NEW DELHI _ In the crowded waiting room of Dr. Sunil Sagar's clinic, in the working-class neighborhood of Bhagwanpur Khera, a toddler breathes from a nebulizer. Fever is widespread, and the air quality in Delhi has reached "severe-plus emergency." The patients sit, motionless, but there is somehow tremendous noise. The clinic is a squat cement building draped in wires, a red cross on the door. Sagar sits behind a desk in a small, open room, as a squad of assistants escort patients to him. He seems utterly unflappable.
A father with a troubled look sits down next to the doctor, holding a baby. Sagar listens to the baby's chest with a stethoscope, pulls out scrap paper and writes a prescription. The father hands over a few rupees, and Sagar places the bills into a money drawer under his desk. The entire exchange takes perhaps two minutes.
Medicine in India is transactional. A well-liked doctor hands over a prescription at the end of every visit. Why else have I paid cash to see the doctor, if not for relief? The precariousness of daily life leaves little room for downtime.

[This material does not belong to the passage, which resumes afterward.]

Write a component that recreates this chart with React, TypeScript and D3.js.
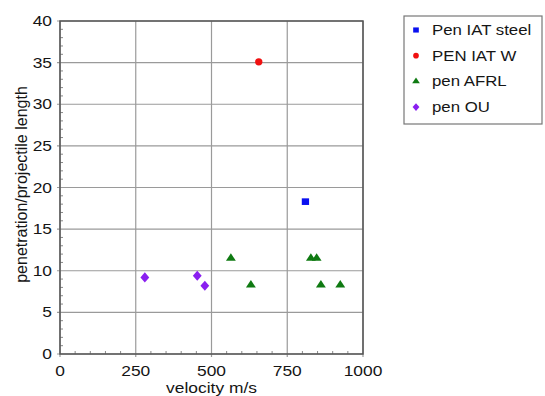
import React from 'react';
import * as d3 from 'd3';

// series
const penIatSteel = [{ v: 810, p: 18.3 }];
const penIatW = [{ v: 656, p: 35.1 }];
const penAfrl = [
  { v: 564, p: 11.5 },
  { v: 630, p: 8.3 },
  { v: 828, p: 11.5 },
  { v: 847, p: 11.5 },
  { v: 861, p: 8.3 },
  { v: 925, p: 8.3 },
];
const penOu = [
  { v: 280, p: 9.2 },
  { v: 453, p: 9.4 },
  { v: 478, p: 8.2 },
];

const xTicks = [0, 250, 500, 750, 1000];
const yTicks = [0, 5, 10, 15, 20, 25, 30, 35, 40];

const seriesList = [
  { name: 'Pen IAT steel', data: penIatSteel, color: '#0a10f0', symbol: d3.symbolSquare, size: 44, sx: 1.1 },
  { name: 'PEN IAT W', data: penIatW, color: '#f01010', symbol: d3.symbolCircle, size: 42, sx: 1 },
  { name: 'pen AFRL', data: penAfrl, color: '#0f7a12', symbol: d3.symbolTriangle, size: 32, sx: 1.15 },
  { name: 'pen OU', data: penOu, color: '#8a1ff0', symbol: d3.symbolDiamond, size: 30, sx: 1.5 },
];

const font = '"Liberation Sans", Arial, Helvetica, sans-serif';
const stretch = 1.2; // the picture is a bit wider than tall

export default function App() {
  const width = 545;
  const height = 396;
  const left = 60, right = 363, top = 21, bottom = 354;

  const x = d3.scaleLinear().domain([0, 1000]).range([left, right]);
  const y = d3.scaleLinear().domain([0, 40]).range([bottom, top]);

  const xMinor = d3.range(0, 1001, 50).filter(d => d % 250 !== 0);
  const yMinor = d3.range(0, 41, 1).filter(d => d % 5 !== 0);

  const txt = (tx: number, ty: number, size: number, anchor: string, s: string, key?: any) => (
    <text key={key} transform={`translate(${tx},${ty}) scale(${stretch},1)`} fontSize={size}
      textAnchor={anchor} fill="#151515" fontFamily={font}>{s}</text>
  );

  return (
    <svg width={width} height={height} style={{ position: 'absolute', left: 0, top: 0, background: '#fff' }}>
      {/* grid */}
      {xTicks.map(t => (
        <line key={'gx' + t} x1={x(t)} x2={x(t)} y1={top} y2={bottom + 3} stroke="#9a9a9a" strokeWidth={1.2} />
      ))}
      {yTicks.map(t => (
        <line key={'gy' + t} x1={left - 3} x2={right} y1={y(t)} y2={y(t)} stroke="#9a9a9a" strokeWidth={1.2} />
      ))}
      {/* minor ticks */}
      {xMinor.map(t => (
        <line key={'mx' + t} x1={x(t)} x2={x(t)} y1={bottom} y2={bottom - 3} stroke="#888" />
      ))}
      {yMinor.map(t => (
        <line key={'my' + t} x1={left} x2={left + 3} y1={y(t)} y2={y(t)} stroke="#888" />
      ))}
      {/* frame */}
      <rect x={left} y={top} width={right - left} height={bottom - top} fill="none" stroke="#555" strokeWidth={1.5} />

      {/* tick labels */}
      {xTicks.map(t => txt(x(t), bottom + 22, 14.5, 'middle', String(t), 'tx' + t))}
      {yTicks.map(t => txt(left - 8, y(t) + 5, 14.5, 'end', String(t), 'ty' + t))}

      {/* axis titles */}
      {txt((left + right) / 2, 393, 14.5, 'middle', 'velocity m/s')}
      <text transform={`translate(27,${(top + bottom) / 2 - 3}) rotate(-90)`} fontSize={16} textAnchor="middle"
        fill="#151515" fontFamily={font}>penetration/projectile length</text>

      {/* points */}
      {seriesList.map(s => (
        <g key={s.name}>
          {s.data.map((d, i) => (
            <path key={i} d={d3.symbol().type(s.symbol).size(s.size)() || ''}
              transform={`translate(${x(d.v)},${y(d.p)}) scale(${s.sx},1)`} fill={s.color} />
          ))}
        </g>
      ))}

      {/* legend */}
      <rect x={404} y={16} width={138} height={108} fill="#fff" stroke="#777" strokeWidth={1.2} />
      {seriesList.map((s, i) => (
        <g key={'lg' + s.name}>
          <path d={d3.symbol().type(s.symbol).size(s.size * 0.6)() || ''}
            transform={`translate(416,${30 + i * 25.7}) scale(${s.sx},1)`} fill={s.color} />
          {txt(432, 30 + i * 25.7 + 5, 14, 'start', s.name)}
        </g>
      ))}
    </svg>
  );
}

As the Indian government reluctantly loosens its prescription opioid laws after decades of lobbying by palliative care advocates desperate to ease their patients' acute pain, the nation's sprawling, cash-fed health care system is ripe for misuse. The sheer size of India's system _ tens of millions of doctors and pharmacies spread across the subcontinent _ makes oversight difficult but presents a tantalizing opportunity for India's burgeoning pain industry and multinational pharmaceutical companies seeking new markets.
A popular spot to purchase these bulk drugs is the Bhagirath Palace in the Chandni Chowk market, one of India's largest wholesale markets that dates to the 17th century. It is a dense maze where men _ and it almost entirely men _ press their bodies into a current of commercial ecstasy, frequently thrown off course by honking auto rickshaw drivers. One after the next, stalls of drug distributors advertise on brightly painted signs "all types of medicines," "life-saving anti-cancer drugs," "deal in Glaxo ... Johnson & Johnson." Inside the stalls, boxes of medicine are stacked from floor to ceiling.

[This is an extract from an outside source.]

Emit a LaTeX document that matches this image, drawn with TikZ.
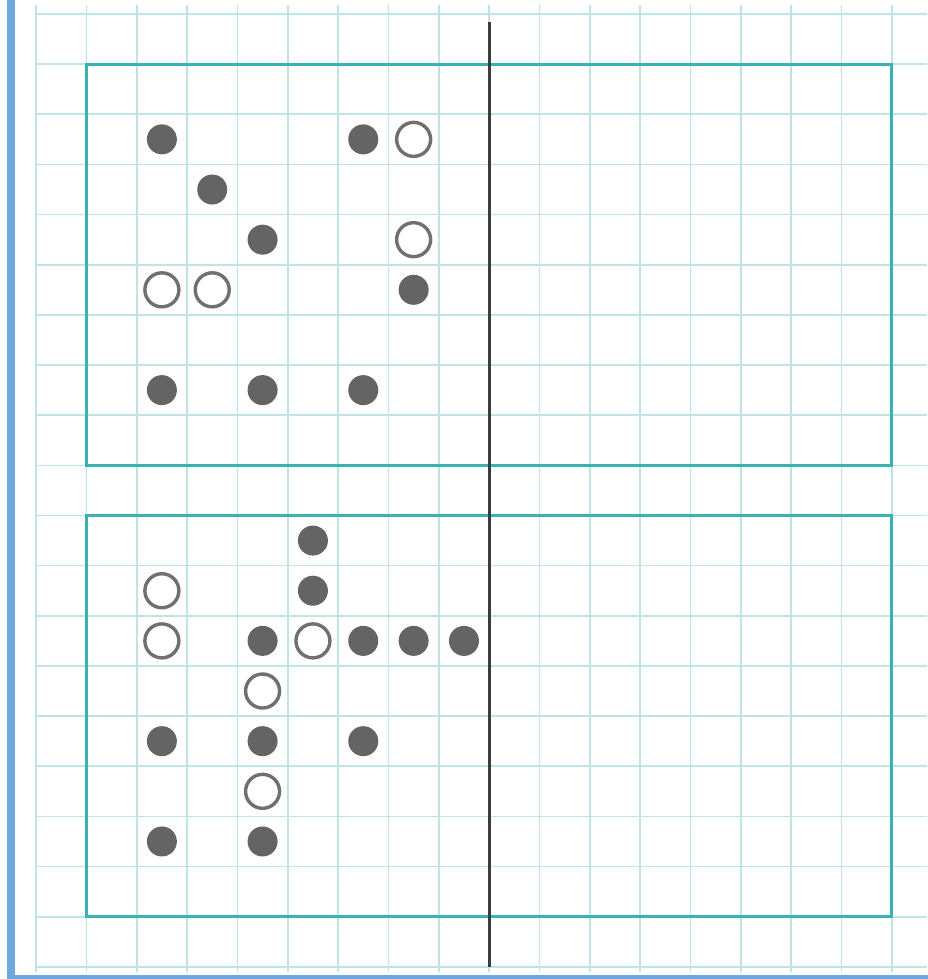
\documentclass[tikz,border=0pt]{standalone}
\definecolor{gridc}{RGB}{192,228,230}
\definecolor{rectc}{RGB}{58,178,180}
\definecolor{dotc}{RGB}{100,100,100}
\definecolor{ringc}{RGB}{112,112,112}
\definecolor{axisc}{RGB}{60,60,60}
\definecolor{framec}{RGB}{111,168,222}
\tikzset{
  gridline/.style={draw=gridc, line width=1.6pt},
  panel/.style={draw=rectc, line width=3pt},
  axisline/.style={draw=axisc, line width=3pt},
  fulldot/.style={circle, fill=dotc, inner sep=0pt, outer sep=0pt, minimum size=30pt},
  ringdot/.style={circle, draw=ringc, fill=white, line width=3.4pt, inner sep=0pt, outer sep=0pt, minimum size=34pt},
  frameline/.style={draw=framec, line width=8pt}
}
\begin{document}
\begin{tikzpicture}[x=1pt,y=-1pt]
\useasboundingbox (0,0) rectangle (928,979);
\fill[white] (0,0) rectangle (928,979);
\begin{scope}[shift={(36,14)}, x=50.35pt, y=-50.15pt]
  % grid
  \foreach \i in {0,...,17} \draw[gridline] (\i,-0.18) -- (\i,19.1);
  \foreach \j in {0,...,19} \draw[gridline] (-0.02,\j) -- (17.7,\j);
  % panels
  \draw[panel] (1,1) rectangle (17,9);
  \draw[panel] (1,10) rectangle (17,18);
  % axis
  \coordinate (axtop) at (9,0.16);
  \coordinate (axbot) at (9,19.0);
  \draw[axisline] (axtop) -- (axbot);
  % top panel dots
  \foreach \c/\r [count=\k] in {2/2,3/3,4/4,6/2,7/5,2/7,4/7,6/7}
    \node[fulldot] (tf\k) at (\c+0.5,\r+0.5) {};
  \foreach \c/\r [count=\k] in {7/2,7/4,2/5,3/5}
    \node[ringdot] (to\k) at (\c+0.5,\r+0.5) {};
  % bottom panel dots
  \foreach \c/\r [count=\k] in {5/10,5/11,4/12,6/12,7/12,8/12,2/14,4/14,6/14,2/16,4/16}
    \node[fulldot] (bf\k) at (\c+0.5,\r+0.5) {};
  \foreach \c/\r [count=\k] in {2/11,2/12,5/12,4/13,4/15}
    \node[ringdot] (bo\k) at (\c+0.5,\r+0.5) {};
\end{scope}
% frame
\draw[frameline] (11,0) -- (11,977);
\draw[draw=framec, line width=4pt] (7,977) -- (928,977);
\end{tikzpicture}
\end{document}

One drug wholesaler in the market said the government has been cracking down lately on certain medicines. Recently, he had received a list of 328 drugs that he was not supposed to stock, including Sulpitac, an antipsychotic medication used to treat schizophrenia. The wholesaler said people had been taking it like "dal and rice" for headaches.

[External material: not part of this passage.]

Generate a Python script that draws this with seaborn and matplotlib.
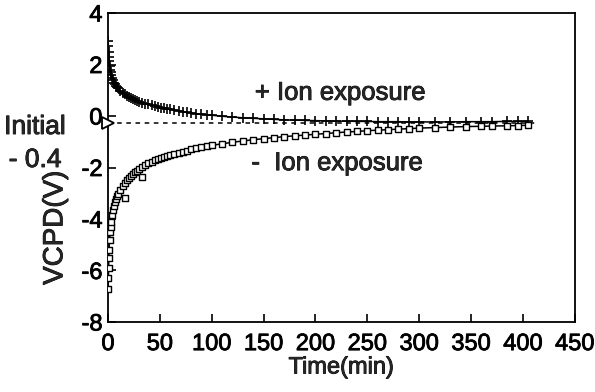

Like its rigid caste system, India's pain industry is stratified. The well-to-do visit well-appointed pain clinics, the working class turn to their neighborhood doctors, and the lower castes, especially those living in India's vast slums, scramble for relief at roadside pharmacies, called chemists.
In the Mankhurd slum in Mumbai, where the average life expectancy is 39, toddlers wander bare-bottomed, defecating in the street. Children scratch at infections on their legs. Without any municipal water, hawkers sell plastic sandwich bags filled with dirty water for 2 rupees. In this place, pain remedies are readily available.
At Shiv Medical & General Stores, an older boy tending the stall wrote out a receipt for Ultracet, branded tramadol tablets _ an opioid analgesic _ made by a Johnson & Johnson subsidiary. "Doctor's name?" he asked. Our guide, Mayur Helia, a community organizer, made one up. "Shagmu," Helia said, giggling, and the shopkeeper wrote it down.
Helia and his colleagues are activists agitating for drinking water and sanitation in the Mumbai-area slums. "Painkillers are part of the daily routine," said social worker Alfiya Mulla. "They have become more normalized."
"You go to the chemist," Helia added, "and you say, 'I have this pain,' and he will give you painkillers without any prescription."
Daily life here is a pageant of hustle. For women in the slums, Mulla said, that means lugging 35-liter buckets of water. "You have to take that from half a kilometer away, and that's why women have to take that" _ she motioned to the box of Ultracet _ "because they are hurting their backs."
She turned the box over in her hands. "Women are more affected and are more addicted to this tablet."